For
the past year or two, I have had trouble reading. Not trouble reading, actually.
Just trouble finding a book I wanted to finish. For the past year or two, I’ve
picked up, started, and then discarded more books than I can count.
That
is until I rediscovered the kind of books I truly enjoy – books by women, about
women. Right now, I’m delighting in a book by Anna Quindlen called Rise and
Shine.
It’s
a story about a woman named Bridget who lives in Manhattan and works in the
Bronx. (Why is Manhattan called Manhattan and the Bronx called the Bronx?)
It
is also a story about a young, black girl (called Princess Margaret) who lives
in the Bronx and goes to an exclusive, private high school in Manhattan. When
asked if she found it difficult “to ricochet between a school in which most of
the students consider it a tragedy if a cashmere sweater had a moth hole and a
neighborhood” in which the housing project smells – well, unpleasant, Princess Margaret
answers, “It’s pretty easy…You’re just two different people. One there and the
other here. And you have the whole ride on the train to turn from one into the
other.”
And,
although the story is about the dissimilarities between the very rich and the
very poor, our protagonist likes to revel in the similarities. Like how from
the top floor window of the projects, the Bronx looks every bit as magical at
night as Manhattan does atop Fifth Avenue.
Now
let me give you some examples of why I love books written about and by women via
an excerpt or two from the book. While describing the poor odors in the
projects, Bridget says: “Fortunately, the community room smells most of the
time like frying chicken and cake because of the elderly woman who lives next
door and who salves her loneliness by cooking as though her children are still
home, or at least likely to visit. I love the smells of grease and sugar; if I
were to create a signature perfume, I would call it Donut Shop and would smell
just like the community room…”
I
love it! And I’d be willing to bet that men would love it too.

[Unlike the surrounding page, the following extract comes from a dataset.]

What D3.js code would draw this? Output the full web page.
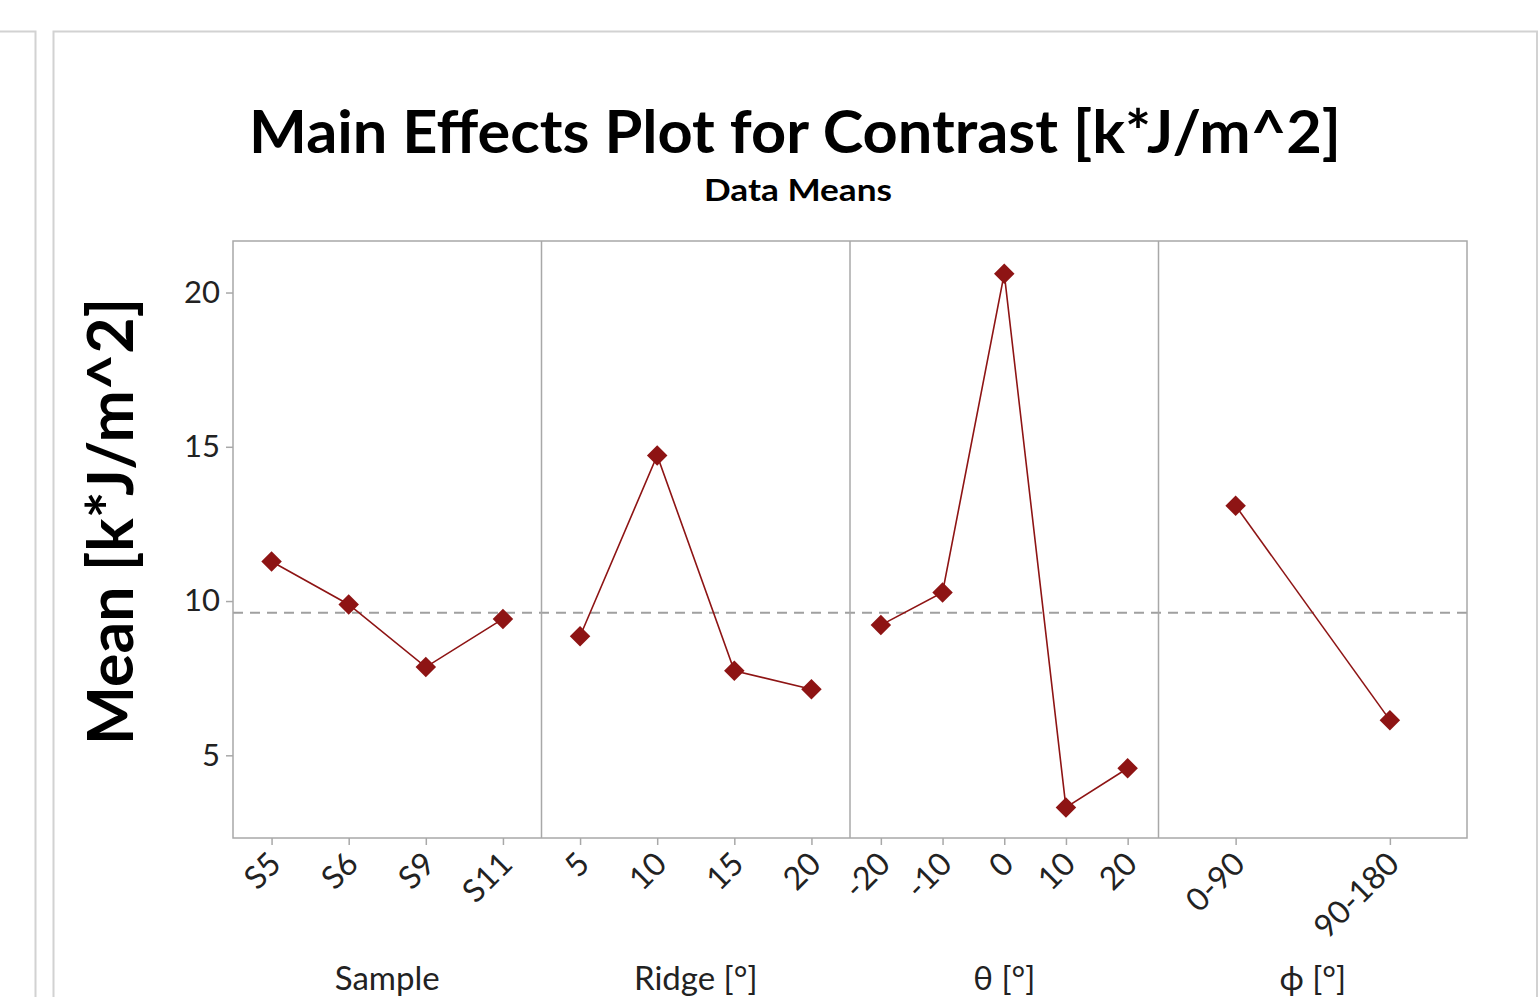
<!DOCTYPE html>
<html><head><meta charset="utf-8">
<script src="https://cdn.jsdelivr.net/npm/d3@7"></script>
<style>
html,body{margin:0;padding:0;background:#fff;overflow:hidden;}
svg{display:block;}
</style></head>
<body>
<svg id="chart" width="1539" height="997"></svg>
<script>
// ---- data ----
const factorNames = ["Sample", "Ridge [°]", "θ [°]", "ϕ [°]"];
const sampleLevels = ["S5", "S6", "S9", "S11"];
const sampleMeans  = [11.28, 9.89, 7.86, 9.42];
const ridgeLevels  = ["5", "10", "15", "20"];
const ridgeMeans   = [8.86, 14.72, 7.74, 7.14];
const thetaLevels  = ["-20", "-10", "0", "10", "20"];
const thetaMeans   = [9.22, 10.28, 20.61, 3.31, 4.58];
const phiLevels    = ["0-90", "90-180"];
const phiMeans     = [13.09, 6.14];
const yTicks = [5, 10, 15, 20];
const grandMean = 9.62;
const yDomain = [2.32, 21.67];

const factors = [
  {name: factorNames[0], levels: sampleLevels, means: sampleMeans},
  {name: factorNames[1], levels: ridgeLevels,  means: ridgeMeans},
  {name: factorNames[2], levels: thetaLevels,  means: thetaMeans},
  {name: factorNames[3], levels: phiLevels,    means: phiMeans}
];

const svg = d3.select("#chart");
const FONT = "Lato, 'Open Sans', sans-serif";
const red = "#8e1414";
const frameGray = "#d2d2d2";
const axisGray = "#a8a8a8";

// page frames
svg.append("path").attr("d", "M0,31.5H35.5V997").attr("fill", "none").attr("stroke", frameGray).attr("stroke-width", 2);
svg.append("path").attr("d", "M53.5,997V31.5H1537V997").attr("fill", "none").attr("stroke", frameGray).attr("stroke-width", 2);

const L = 233, R = 1467, T = 241, B = 838;
const y = d3.scaleLinear().domain(yDomain).range([B, T]);
const outer = d3.scaleBand().domain(factorNames).range([L, R]).padding(0);

// title
svg.append("text").attr("x", 795).attr("y", 153).attr("text-anchor", "middle")
  .attr("font-family", FONT).attr("font-weight", 700).attr("font-size", 60)
  .attr("textLength", 1092).attr("lengthAdjust", "spacingAndGlyphs")
  .attr("fill", "#000").text("Main Effects Plot for Contrast [k*J/m^2]");
svg.append("text").attr("x", 798).attr("y", 201).attr("text-anchor", "middle")
  .attr("font-family", FONT).attr("font-weight", 700).attr("font-size", 31)
  .attr("textLength", 188).attr("lengthAdjust", "spacingAndGlyphs")
  .attr("fill", "#000").text("Data Means");

// y label
svg.append("text").attr("transform", "translate(133,521.5) rotate(-90)")
  .attr("text-anchor", "middle")
  .attr("font-family", FONT).attr("font-weight", 700).attr("font-size", 63)
  .attr("textLength", 447).attr("lengthAdjust", "spacingAndGlyphs")
  .attr("fill", "#000").text("Mean [k*J/m^2]");

// y axis
const yAxis = d3.axisLeft(y).tickValues(yTicks).tickSize(7).tickPadding(6);
const gy = svg.append("g").attr("transform", `translate(${L},0)`).call(yAxis);
gy.select(".domain").remove();
gy.selectAll(".tick line").attr("stroke", axisGray).attr("stroke-width", 1.5);
gy.selectAll(".tick text").attr("font-family", FONT).attr("font-size", 31).attr("fill", "#222");

// reference line
svg.append("line").attr("x1", L).attr("x2", R).attr("y1", y(grandMean)).attr("y2", y(grandMean))
  .attr("stroke", "#a0a0a0").attr("stroke-width", 2).attr("stroke-dasharray", "10,7");

// panels
factors.forEach((f, i) => {
  const x0 = outer(f.name), x1 = x0 + outer.bandwidth();
  const x = d3.scalePoint().domain(f.levels).range([x0, x1]).padding(0.5);
  const xAxis = d3.axisBottom(x).tickSize(7).tickPadding(0);
  const gx = svg.append("g").attr("transform", `translate(0,${B})`).call(xAxis);
  gx.select(".domain").remove();
  gx.selectAll(".tick line").attr("stroke", axisGray).attr("stroke-width", 1.5);
  gx.selectAll(".tick text")
    .attr("font-family", FONT).attr("font-size", 32).attr("fill", "#222")
    .attr("text-anchor", "end")
    .attr("dy", "0.35em")
    .attr("transform", "translate(-2,15) rotate(-45)");
  // factor title
  svg.append("text").attr("x", (x0 + x1) / 2).attr("y", 990).attr("text-anchor", "middle")
    .attr("font-family", FONT).attr("font-size", 33).attr("fill", "#222").text(f.name);
  // line and points
  const pts = f.levels.map((lv, k) => [x(lv), y(f.means[k])]);
  svg.append("path").attr("d", d3.line()(pts)).attr("fill", "none")
    .attr("stroke", red).attr("stroke-width", 1.6);
  svg.append("g").selectAll("path").data(pts).join("path")
    .attr("transform", d => `translate(${d[0]},${d[1]}) rotate(45)`)
    .attr("d", d3.symbol().type(d3.symbolSquare).size(210))
    .attr("fill", red);
  if (i > 0) {
    svg.append("line").attr("x1", x0).attr("x2", x0).attr("y1", T).attr("y2", B)
      .attr("stroke", axisGray).attr("stroke-width", 1.5);
  }
});

// plot border
svg.append("rect").attr("x", L).attr("y", T).attr("width", R - L).attr("height", B - T)
  .attr("fill", "none").attr("stroke", axisGray).attr("stroke-width", 1.5);
</script>
</body></html>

Another example involves Bridget’s older sister Meghan, who is the popular anchor on a morning television show. The first time Bridget heard her sister announce the name of the show, Rise and Shine, she said it reminded her of the way Meghan woke her up every morning when she was little. Those words, she said, “sounded so promising, as if this would be the day: the day to ride a bike without training wheels, to make it through the afternoon without a stained blouse and a scolding, to persuade the girl next door to like me. To meet a man. To make a mint. To prosper. To love. To live fearlessly.” Or to be. Simply to be!